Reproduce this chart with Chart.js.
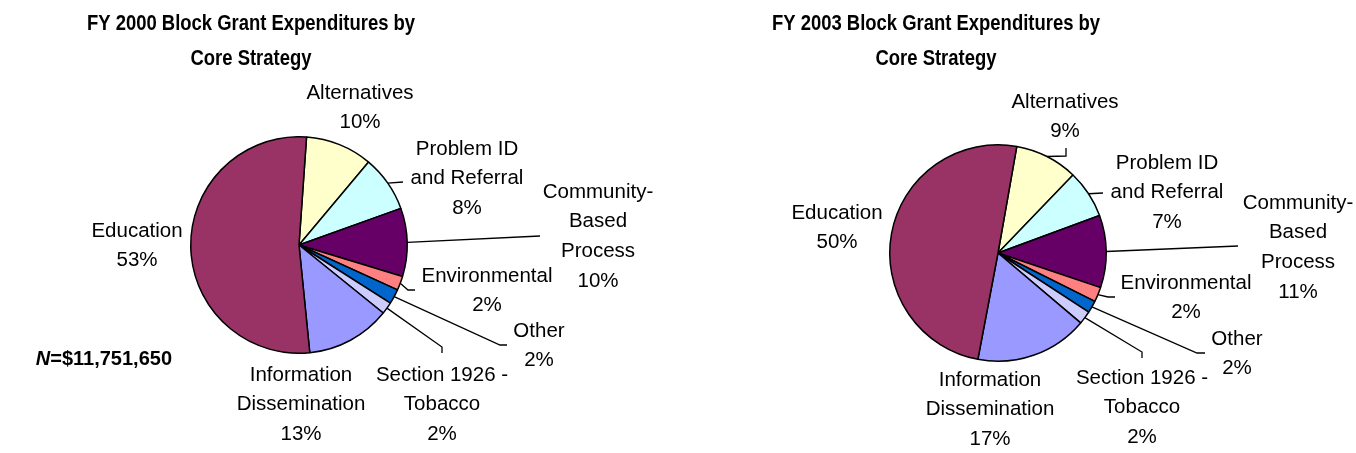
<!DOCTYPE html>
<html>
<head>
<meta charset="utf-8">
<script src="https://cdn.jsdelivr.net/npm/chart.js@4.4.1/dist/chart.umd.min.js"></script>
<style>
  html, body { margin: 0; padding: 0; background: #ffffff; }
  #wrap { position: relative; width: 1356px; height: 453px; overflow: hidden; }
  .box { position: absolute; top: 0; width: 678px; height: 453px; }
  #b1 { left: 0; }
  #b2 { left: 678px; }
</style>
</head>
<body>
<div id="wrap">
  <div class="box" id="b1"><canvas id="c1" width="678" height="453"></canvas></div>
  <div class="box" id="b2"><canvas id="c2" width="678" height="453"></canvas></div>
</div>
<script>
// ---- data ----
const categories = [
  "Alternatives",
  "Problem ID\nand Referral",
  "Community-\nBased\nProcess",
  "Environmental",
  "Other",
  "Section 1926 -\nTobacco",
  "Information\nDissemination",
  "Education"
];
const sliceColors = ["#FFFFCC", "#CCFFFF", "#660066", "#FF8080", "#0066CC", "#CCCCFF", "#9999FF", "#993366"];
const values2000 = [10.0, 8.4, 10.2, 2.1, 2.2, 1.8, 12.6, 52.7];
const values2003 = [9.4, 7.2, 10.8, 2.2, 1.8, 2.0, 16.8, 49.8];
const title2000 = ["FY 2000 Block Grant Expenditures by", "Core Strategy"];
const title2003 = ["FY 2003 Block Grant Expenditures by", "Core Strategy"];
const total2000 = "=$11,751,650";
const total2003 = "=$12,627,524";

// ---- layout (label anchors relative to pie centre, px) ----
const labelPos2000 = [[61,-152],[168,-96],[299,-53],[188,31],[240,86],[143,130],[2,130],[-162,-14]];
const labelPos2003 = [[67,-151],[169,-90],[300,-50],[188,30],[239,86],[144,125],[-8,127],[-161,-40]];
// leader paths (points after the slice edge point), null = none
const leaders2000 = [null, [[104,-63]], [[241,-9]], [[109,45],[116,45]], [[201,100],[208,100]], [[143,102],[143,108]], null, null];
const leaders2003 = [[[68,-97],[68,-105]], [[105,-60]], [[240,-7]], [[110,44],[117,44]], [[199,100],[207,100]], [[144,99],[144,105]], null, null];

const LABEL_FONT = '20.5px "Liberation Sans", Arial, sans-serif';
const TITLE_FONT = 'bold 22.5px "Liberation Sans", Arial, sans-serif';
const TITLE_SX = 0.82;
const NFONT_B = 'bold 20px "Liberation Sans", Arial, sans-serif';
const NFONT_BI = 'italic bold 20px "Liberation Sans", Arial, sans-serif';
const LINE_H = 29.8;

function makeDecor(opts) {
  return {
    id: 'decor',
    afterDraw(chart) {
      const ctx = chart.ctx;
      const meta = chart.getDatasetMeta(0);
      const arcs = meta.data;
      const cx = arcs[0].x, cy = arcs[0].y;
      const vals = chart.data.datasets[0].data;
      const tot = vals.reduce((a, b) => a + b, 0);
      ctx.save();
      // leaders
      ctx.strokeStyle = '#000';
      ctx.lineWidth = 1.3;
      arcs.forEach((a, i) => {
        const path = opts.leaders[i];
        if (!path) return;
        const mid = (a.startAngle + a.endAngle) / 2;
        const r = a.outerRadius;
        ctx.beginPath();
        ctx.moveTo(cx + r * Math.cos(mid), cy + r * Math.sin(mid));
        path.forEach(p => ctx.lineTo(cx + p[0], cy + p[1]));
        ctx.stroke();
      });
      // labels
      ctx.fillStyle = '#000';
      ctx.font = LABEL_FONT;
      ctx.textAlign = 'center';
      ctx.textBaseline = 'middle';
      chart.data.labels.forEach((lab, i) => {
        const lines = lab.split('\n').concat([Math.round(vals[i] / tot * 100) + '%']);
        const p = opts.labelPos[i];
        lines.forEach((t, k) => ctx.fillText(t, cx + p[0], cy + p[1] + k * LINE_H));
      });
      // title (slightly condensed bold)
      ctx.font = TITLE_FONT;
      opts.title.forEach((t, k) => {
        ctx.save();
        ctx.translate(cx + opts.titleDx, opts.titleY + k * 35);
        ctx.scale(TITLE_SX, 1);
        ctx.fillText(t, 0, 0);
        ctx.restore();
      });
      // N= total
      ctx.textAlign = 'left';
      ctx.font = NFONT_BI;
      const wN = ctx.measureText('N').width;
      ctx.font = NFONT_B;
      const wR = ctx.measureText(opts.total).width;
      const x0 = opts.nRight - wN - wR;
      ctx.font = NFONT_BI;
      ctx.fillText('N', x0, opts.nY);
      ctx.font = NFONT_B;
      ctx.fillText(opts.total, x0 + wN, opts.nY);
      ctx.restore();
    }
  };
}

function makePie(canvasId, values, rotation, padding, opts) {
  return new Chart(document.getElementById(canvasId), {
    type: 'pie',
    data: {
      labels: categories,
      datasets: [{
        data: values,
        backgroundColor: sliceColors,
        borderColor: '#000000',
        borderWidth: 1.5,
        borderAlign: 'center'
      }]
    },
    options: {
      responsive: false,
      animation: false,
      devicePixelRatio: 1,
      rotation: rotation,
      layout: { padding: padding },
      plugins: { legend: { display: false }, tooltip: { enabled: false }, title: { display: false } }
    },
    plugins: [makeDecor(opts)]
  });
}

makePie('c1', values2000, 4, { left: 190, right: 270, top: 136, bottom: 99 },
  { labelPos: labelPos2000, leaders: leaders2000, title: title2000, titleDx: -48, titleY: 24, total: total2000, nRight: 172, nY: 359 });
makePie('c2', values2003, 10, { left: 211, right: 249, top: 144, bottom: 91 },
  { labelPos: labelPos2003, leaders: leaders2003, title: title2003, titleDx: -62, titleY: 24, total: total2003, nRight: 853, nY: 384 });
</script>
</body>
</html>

Description of the task – Reproduce each line word for word and drop the pictures.

The solution –
Reproduce this chart with Chart.js.
<!DOCTYPE html>
<html>
<head>
<meta charset="utf-8">
<script src="https://cdn.jsdelivr.net/npm/chart.js@4.4.1/dist/chart.umd.min.js"></script>
<style>
  html, body { margin: 0; padding: 0; background: #ffffff; }
  #wrap { position: relative; width: 1356px; height: 453px; overflow: hidden; }
  .box { position: absolute; top: 0; width: 678px; height: 453px; }
  #b1 { left: 0; }
  #b2 { left: 678px; }
</style>
</head>
<body>
<div id="wrap">
  <div class="box" id="b1"><canvas id="c1" width="678" height="453"></canvas></div>
  <div class="box" id="b2"><canvas id="c2" width="678" height="453"></canvas></div>
</div>
<script>
// ---- data ----
const categories = [
  "Alternatives",
  "Problem ID\nand Referral",
  "Community-\nBased\nProcess",
  "Environmental",
  "Other",
  "Section 1926 -\nTobacco",
  "Information\nDissemination",
  "Education"
];
const sliceColors = ["#FFFFCC", "#CCFFFF", "#660066", "#FF8080", "#0066CC", "#CCCCFF", "#9999FF", "#993366"];
const values2000 = [10.0, 8.4, 10.2, 2.1, 2.2, 1.8, 12.6, 52.7];
const values2003 = [9.4, 7.2, 10.8, 2.2, 1.8, 2.0, 16.8, 49.8];
const title2000 = ["FY 2000 Block Grant Expenditures by", "Core Strategy"];
const title2003 = ["FY 2003 Block Grant Expenditures by", "Core Strategy"];
const total2000 = "=$11,751,650";
const total2003 = "=$12,627,524";

// ---- layout (label anchors relative to pie centre, px) ----
const labelPos2000 = [[61,-152],[168,-96],[299,-53],[188,31],[240,86],[143,130],[2,130],[-162,-14]];
const labelPos2003 = [[67,-151],[169,-90],[300,-50],[188,30],[239,86],[144,125],[-8,127],[-161,-40]];
// leader paths (points after the slice edge point), null = none
const leaders2000 = [null, [[104,-63]], [[241,-9]], [[109,45],[116,45]], [[201,100],[208,100]], [[143,102],[143,108]], null, null];
const leaders2003 = [[[68,-97],[68,-105]], [[105,-60]], [[240,-7]], [[110,44],[117,44]], [[199,100],[207,100]], [[144,99],[144,105]], null, null];

const LABEL_FONT = '20.5px "Liberation Sans", Arial, sans-serif';
const TITLE_FONT = 'bold 22.5px "Liberation Sans", Arial, sans-serif';
const TITLE_SX = 0.82;
const NFONT_B = 'bold 20px "Liberation Sans", Arial, sans-serif';
const NFONT_BI = 'italic bold 20px "Liberation Sans", Arial, sans-serif';
const LINE_H = 29.8;

function makeDecor(opts) {
  return {
    id: 'decor',
    afterDraw(chart) {
      const ctx = chart.ctx;
      const meta = chart.getDatasetMeta(0);
      const arcs = meta.data;
      const cx = arcs[0].x, cy = arcs[0].y;
      const vals = chart.data.datasets[0].data;
      const tot = vals.reduce((a, b) => a + b, 0);
      ctx.save();
      // leaders
      ctx.strokeStyle = '#000';
      ctx.lineWidth = 1.3;
      arcs.forEach((a, i) => {
        const path = opts.leaders[i];
        if (!path) return;
        const mid = (a.startAngle + a.endAngle) / 2;
        const r = a.outerRadius;
        ctx.beginPath();
        ctx.moveTo(cx + r * Math.cos(mid), cy + r * Math.sin(mid));
        path.forEach(p => ctx.lineTo(cx + p[0], cy + p[1]));
        ctx.stroke();
      });
      // labels
      ctx.fillStyle = '#000';
      ctx.font = LABEL_FONT;
      ctx.textAlign = 'center';
      ctx.textBaseline = 'middle';
      chart.data.labels.forEach((lab, i) => {
        const lines = lab.split('\n').concat([Math.round(vals[i] / tot * 100) + '%']);
        const p = opts.labelPos[i];
        lines.forEach((t, k) => ctx.fillText(t, cx + p[0], cy + p[1] + k * LINE_H));
      });
      // title (slightly condensed bold)
      ctx.font = TITLE_FONT;
      opts.title.forEach((t, k) => {
        ctx.save();
        ctx.translate(cx + opts.titleDx, opts.titleY + k * 35);
        ctx.scale(TITLE_SX, 1);
        ctx.fillText(t, 0, 0);
        ctx.restore();
      });
      // N= total
      ctx.textAlign = 'left';
      ctx.font = NFONT_BI;
      const wN = ctx.measureText('N').width;
      ctx.font = NFONT_B;
      const wR = ctx.measureText(opts.total).width;
      const x0 = opts.nRight - wN - wR;
      ctx.font = NFONT_BI;
      ctx.fillText('N', x0, opts.nY);
      ctx.font = NFONT_B;
      ctx.fillText(opts.total, x0 + wN, opts.nY);
      ctx.restore();
    }
  };
}

function makePie(canvasId, values, rotation, padding, opts) {
  return new Chart(document.getElementById(canvasId), {
    type: 'pie',
    data: {
      labels: categories,
      datasets: [{
        data: values,
        backgroundColor: sliceColors,
        borderColor: '#000000',
        borderWidth: 1.5,
        borderAlign: 'center'
      }]
    },
    options: {
      responsive: false,
      animation: false,
      devicePixelRatio: 1,
      rotation: rotation,
      layout: { padding: padding },
      plugins: { legend: { display: false }, tooltip: { enabled: false }, title: { display: false } }
    },
    plugins: [makeDecor(opts)]
  });
}

makePie('c1', values2000, 4, { left: 190, right: 270, top: 136, bottom: 99 },
  { labelPos: labelPos2000, leaders: leaders2000, title: title2000, titleDx: -48, titleY: 24, total: total2000, nRight: 172, nY: 359 });
makePie('c2', values2003, 10, { left: 211, right: 249, top: 144, bottom: 91 },
  { labelPos: labelPos2003, leaders: leaders2003, title: title2003, titleDx: -62, titleY: 24, total: total2003, nRight: 853, nY: 384 });
</script>
</body>
</html>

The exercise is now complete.